In other polling news ...
- After showing challenger Denny Rehberg up double-digits the last time they trudged into Big Sky country, the House of Ras has backed way off on their bullish assessment of the GOP's chances to knock off incumbent Democratic Sen. Jon Tester. Their new poll puts Rehberg in the lead, but by just two points. This is much more in line with where most pollsters have had this race for most of the cycle. It will be interesting to see if this is merely the product of a shift in the sample (which would mean their presidential numbers here would have the battle between Barack Obama and Mitt Romney as close as anyone has had it to date), or whether Tester made this move entirely on his own.
- The "holy crap" poll of the day may well be the one PPP did for Project New America, which shows not one, but two, toss-up races in the Grand Canyon State. The idea of Arizona as a presidential coin flip is nothing new, of course, though this is the first poll of recent vintage to show it as such. What's more, this poll was conducted before the presidential announcement on immigration, in a state where nearly one-in-five voters are Latino. What's truly remarkable, though, is the idea that the Democrats could add another seat to the plausible target list for November in the Senate. While a poll or two has shown Democrat Richard Carmona within striking range of Republican Jeff Flake, the bulk of the polling has given him a pretty respectable lead.
- The campaign of longtime HI-02 Democratic frontrunner Mufi Hannemann wasted little time pushing back on that Civil Beat poll vaulting Tulsi Gabbard into co-favorite status, didn't they? Their internal polling shows a much wider Hannemann lead, though it is worth noting that even in their own polling, there has been movement. Yesterday's link to the new Merriman River polling noted that a previous QMark poll had Hannemann up by over forty points. So, even in their own polling, his lead has been halved.
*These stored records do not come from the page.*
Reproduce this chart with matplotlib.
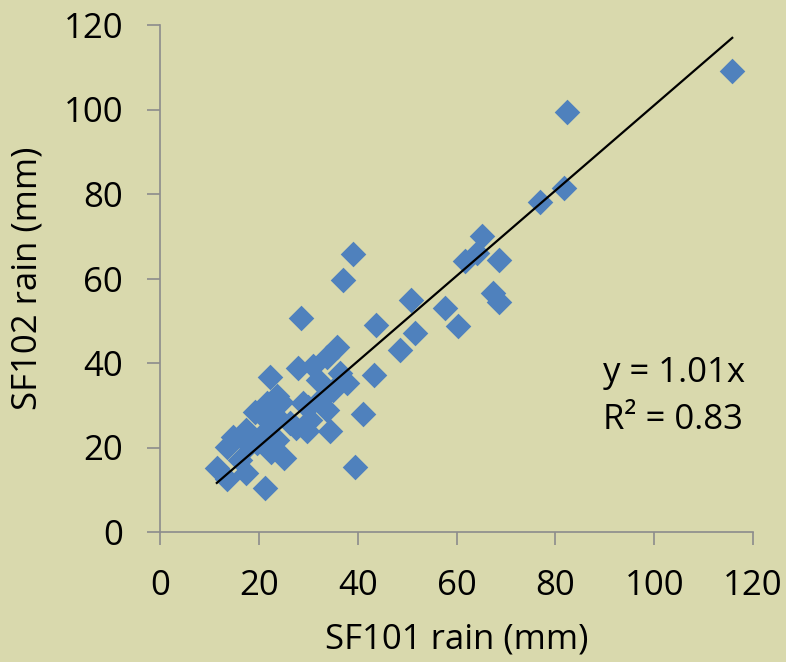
import numpy as np
import matplotlib.pyplot as plt

# rain totals (mm)
sf101 = [115.8, 82.4, 81.8, 76.9, 65.2, 64.1, 61.7, 68.6, 67.3, 68.6,
         50.7, 57.7, 60.4, 51.6, 48.6, 43.8, 43.3, 41.0, 39.4, 39.1,
         37.0, 28.6, 35.8, 33.7, 28.0, 31.0, 22.3, 36.4, 32.0, 37.8,
         35.1, 23.6, 29.0, 21.6, 19.2, 33.7, 23.6, 30.4, 26.3, 34.4,
         29.7, 21.6, 14.8, 17.5, 19.6, 23.6, 13.5, 25.0, 16.2, 17.5,
         11.5, 13.5, 21.2, 20.6, 24.5, 32.5, 18.0, 27.5, 30.0, 22.5]
sf102 = [109.0, 99.3, 81.5, 78.0, 70.0, 66.0, 64.1, 64.4, 56.6, 54.4,
         55.0, 53.0, 48.8, 47.1, 43.0, 49.0, 37.2, 28.0, 15.4, 65.9,
         59.7, 50.6, 43.8, 41.5, 38.8, 39.2, 36.6, 37.6, 36.0, 35.2,
         33.6, 32.1, 30.5, 30.5, 28.5, 28.9, 27.3, 26.5, 25.8, 23.8,
         23.8, 24.2, 22.6, 24.2, 21.0, 21.8, 20.2, 17.6, 17.0, 13.9,
         15.2, 12.5, 10.5, 27.8, 30.8, 31.5, 20.5, 24.5, 29.5, 19.0]

slope = 1.01
r2 = 0.83

bg = '#d9d9ad'
plt.rcParams['font.family'] = ['Open Sans', 'DejaVu Sans']

fig = plt.figure(figsize=(7.86, 6.62), dpi=100, facecolor=bg)
ax = fig.add_axes([160/786, 1 - 532/662, (753-160)/786, (532-25)/662])
ax.set_facecolor(bg)

ax.scatter(sf101, sf102, marker='D', s=170, color='#4f81bd', linewidths=0, zorder=2)

# trend line through origin
xs = np.array([min(sf101), max(sf101)])
ax.plot(xs, slope * xs, color='black', lw=1.6, zorder=3)

ax.set_xlim(0, 120)
ax.set_ylim(0, 120)
ax.set_xticks(np.arange(0, 121, 20))
ax.set_yticks(np.arange(0, 121, 20))

for side in ['top', 'right']:
    ax.spines[side].set_visible(False)
for side in ['left', 'bottom']:
    ax.spines[side].set_color('#8c8c8c')
    ax.spines[side].set_linewidth(1.2)
ax.tick_params(direction='out', length=9.5, width=1.2, color='#8c8c8c',
               labelsize=25, labelcolor='black', pad=17)

ax.set_xlabel('SF101 rain (mm)', fontsize=25, labelpad=14)
ax.set_ylabel('SF102 rain (mm)', fontsize=25, labelpad=14)

ax.text(0.747, 0.296, f'y = {slope:.2f}x', transform=ax.transAxes,
        fontsize=25, va='baseline', ha='left')
ax.text(0.747, 0.203, f'R² = {r2:.2f}', transform=ax.transAxes,
        fontsize=25, va='baseline', ha='left')

fig.savefig('out.png', dpi=100, facecolor=bg)
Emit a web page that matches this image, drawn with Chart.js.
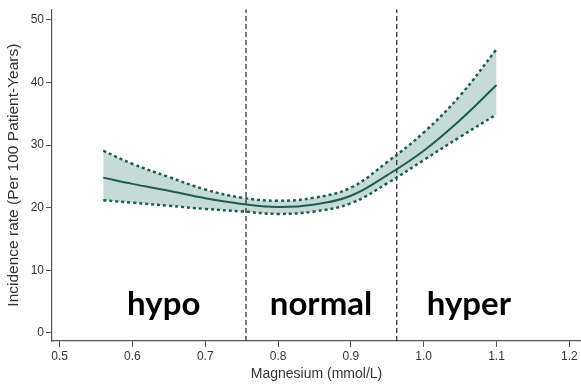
<!DOCTYPE html>
<html lang="en">
<head>
<meta charset="UTF-8">
<title>Incidence rate by magnesium</title>
<script src="https://cdn.jsdelivr.net/npm/chart.js@4.4.0/dist/chart.umd.min.js"></script>
<style>
    html, body { margin: 0; padding: 0; background: #fff; }
    #wrap { width: 581px; height: 387px; position: relative; }
</style>
</head>
<body>
<div id="wrap"><canvas id="chart"></canvas></div>
<script>
    // magnesium values (mmol/L) along the fitted curve
    const magnesium = [0.56, 0.60, 0.65, 0.70, 0.75, 0.80, 0.85, 0.90, 0.95, 1.00, 1.05, 1.10];
    const rate      = [24.8, 23.8, 22.7, 21.5, 20.6, 20.1, 20.5, 21.9, 25.2, 29.1, 34.0, 39.6];
    const upperCI   = [29.1, 27.0, 24.9, 22.9, 21.6, 21.1, 21.6, 23.2, 27.3, 32.0, 37.9, 45.3];
    const lowerCI   = [21.2, 20.8, 20.3, 19.8, 19.4, 19.0, 19.4, 20.7, 23.9, 27.6, 31.3, 34.9];

    const cutoffs = [0.756, 0.963];
    const zones = ['hypo', 'normal', 'hyper'];
    const zoneCenters = [0.643, 0.859, 1.062];

    const yTicks = [0, 10, 20, 30, 40, 50];
    const xTicks = [0.5, 0.6, 0.7, 0.8, 0.9, 1.0, 1.1, 1.2];

    const yMin = -1.3, yMax = 51.7;
    const green = '#1b5e50';
    const band = '#c6dbd7';

    const pts = arr => magnesium.map((m, i) => ({ x: m, y: arr[i] }));

    const cutoffSets = cutoffs.map(c => ({
        data: [{ x: c, y: yMin }, { x: c, y: yMax }],
        borderColor: '#222',
        borderWidth: 1.2,
        borderDash: [5, 3],
        pointRadius: 0,
        fill: false
    }));

    const zoneLabels = {
        id: 'zoneLabels',
        afterDatasetsDraw(chart) {
            const { ctx, scales } = chart;
            ctx.save();
            ctx.font = 'bold 33px Lato, sans-serif';
            ctx.fillStyle = '#000';
            ctx.textAlign = 'center';
            ctx.textBaseline = 'alphabetic';
            zones.forEach((z, i) => {
                ctx.fillText(z, scales.x.getPixelForValue(zoneCenters[i]), scales.y.getPixelForValue(2.8));
            });
            ctx.restore();
        }
    };

    const ctx = document.getElementById('chart').getContext('2d');
    const chart = new Chart(ctx, {
        type: 'line',
        data: {
            datasets: [
                {
                    data: pts(rate),
                    borderColor: green,
                    borderWidth: 2,
                    pointRadius: 0,
                    tension: 0.4,
                    fill: false
                },
                {
                    data: pts(upperCI),
                    borderColor: green,
                    borderWidth: 2.5,
                    borderDash: [3, 3],
                    borderCapStyle: 'butt',
                    backgroundColor: band,
                    pointRadius: 0,
                    tension: 0.4,
                    fill: '+1'
                },
                {
                    data: pts(lowerCI),
                    borderColor: green,
                    borderWidth: 2.5,
                    borderDash: [3, 3],
                    borderCapStyle: 'butt',
                    pointRadius: 0,
                    tension: 0.4,
                    fill: false
                },
                ...cutoffSets
            ]
        },
        options: {
            responsive: true,
            maintainAspectRatio: false,
            animation: false,
            layout: { padding: { top: 5, right: 0, left: 0, bottom: 0 } },
            plugins: {
                legend: { display: false },
                tooltip: { enabled: false },
                filler: { propagate: false, drawTime: 'beforeDatasetsDraw' }
            },
            scales: {
                x: {
                    type: 'linear',
                    min: 0.4896,
                    max: 1.216,
                    afterBuildTicks: s => { s.ticks = xTicks.map(v => ({ value: v })); },
                    afterFit: s => { s.height = 46; },
                    grid: { display: true, drawOnChartArea: false, tickLength: 6, color: '#555' },
                    border: { display: true, color: '#555', width: 1.2 },
                    ticks: {
                        color: '#333',
                        padding: 2,
                        maxRotation: 0,
                        font: { family: 'Liberation Sans, Arial, sans-serif', size: 12 },
                        callback: v => v.toFixed(1)
                    },
                    title: {
                        display: true,
                        text: 'Magnesium (mmol/L)',
                        color: '#333',
                        padding: { top: 1 },
                        font: { family: 'Liberation Sans, Arial, sans-serif', size: 14 }
                    }
                },
                y: {
                    min: yMin,
                    max: yMax,
                    afterBuildTicks: s => { s.ticks = yTicks.map(v => ({ value: v })); },
                    afterFit: s => { s.width = 52; },
                    grid: { display: true, drawOnChartArea: false, tickLength: 6, color: '#555' },
                    border: { display: true, color: '#555', width: 1.2 },
                    ticks: {
                        color: '#333',
                        padding: 2,
                        font: { family: 'Liberation Sans, Arial, sans-serif', size: 12 }
                    },
                    title: {
                        display: true,
                        text: 'Incidence rate (Per 100 Patient-Years)',
                        color: '#333',
                        padding: { top: 4, bottom: 0 },
                        font: { family: 'Liberation Sans, Arial, sans-serif', size: 15.5 }
                    }
                }
            }
        },
        plugins: [zoneLabels]
    });
</script>
</body>
</html>
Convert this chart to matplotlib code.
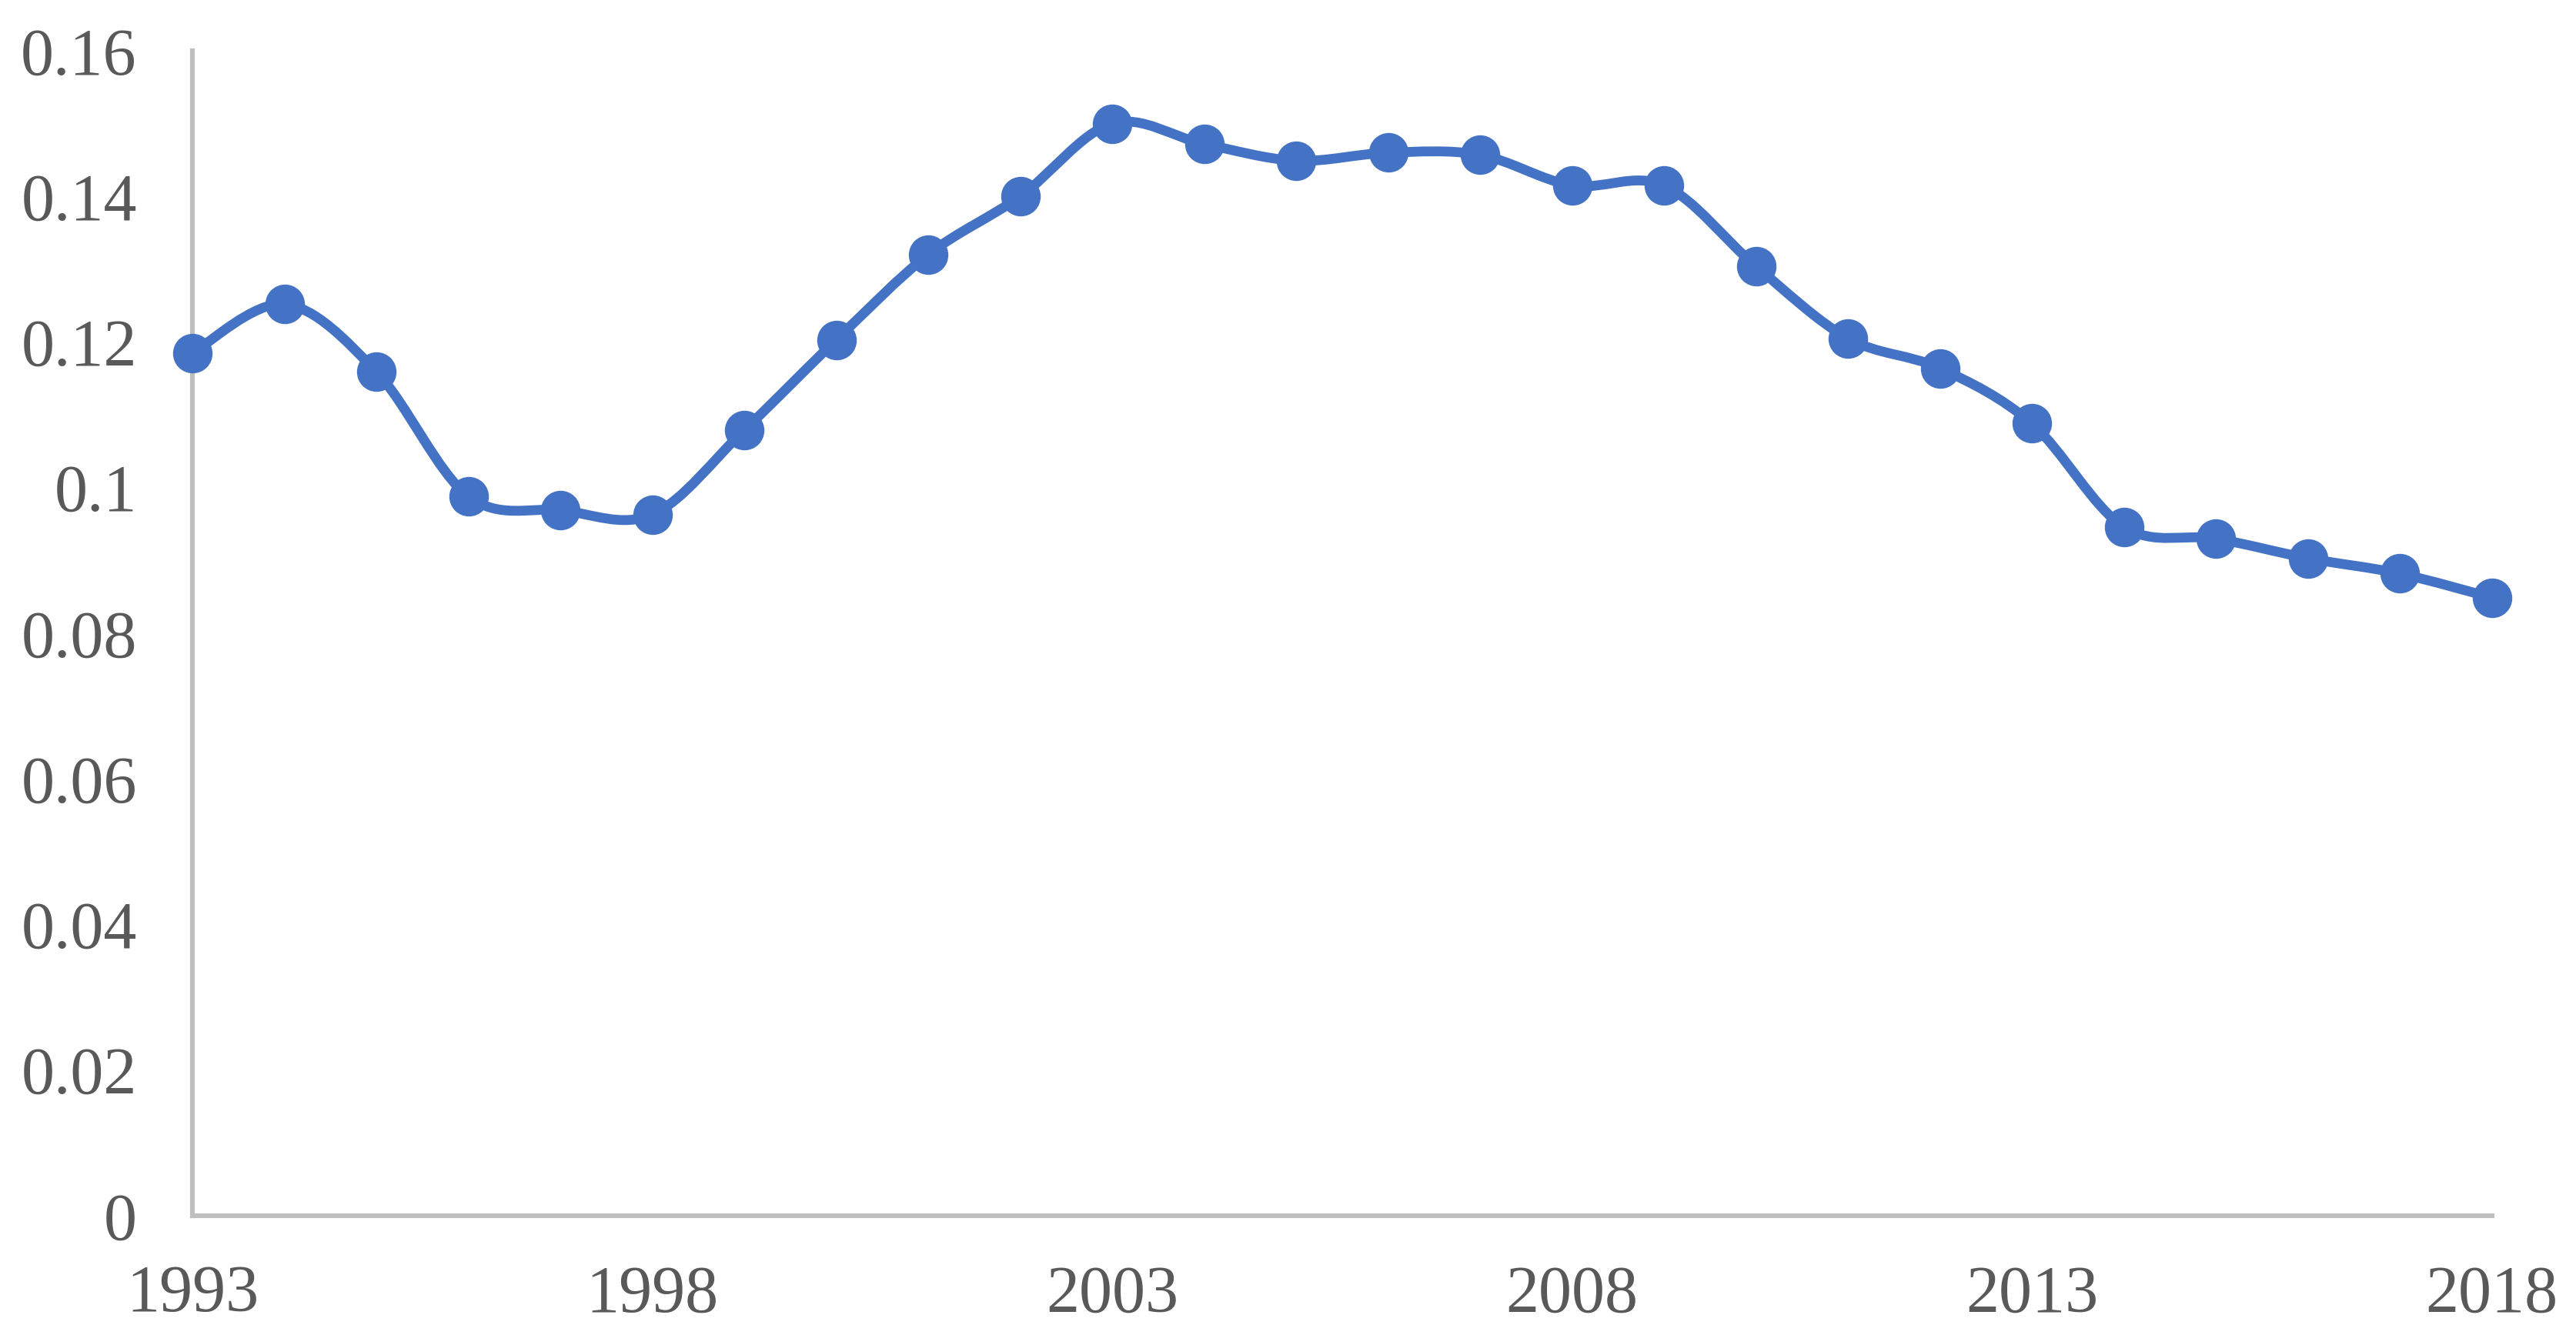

However, eighteen points is still a pretty sizable margin, and also a pretty wide gap between polls, to be sure.
- Yesterday's Elway poll showing Rob McKenna locked in a coin flip with Democrat Jay Inslee in the open Washington gubernatorial election got some credibility added to it by the subsequent presidential polling released today. Given that Elway is as bearish as anyone has been on the president in the great Northwest (Obama +8 is about as tight a margin as we have seen there in a long time), it is hard to dismiss the gubernatorial poll as the result of an optimistically Democratic sample. PPP confirmed Elway's numbers, as well, by dropping a poll today showing the Democrat trailing by just three points. Presidential numbers are due out soon.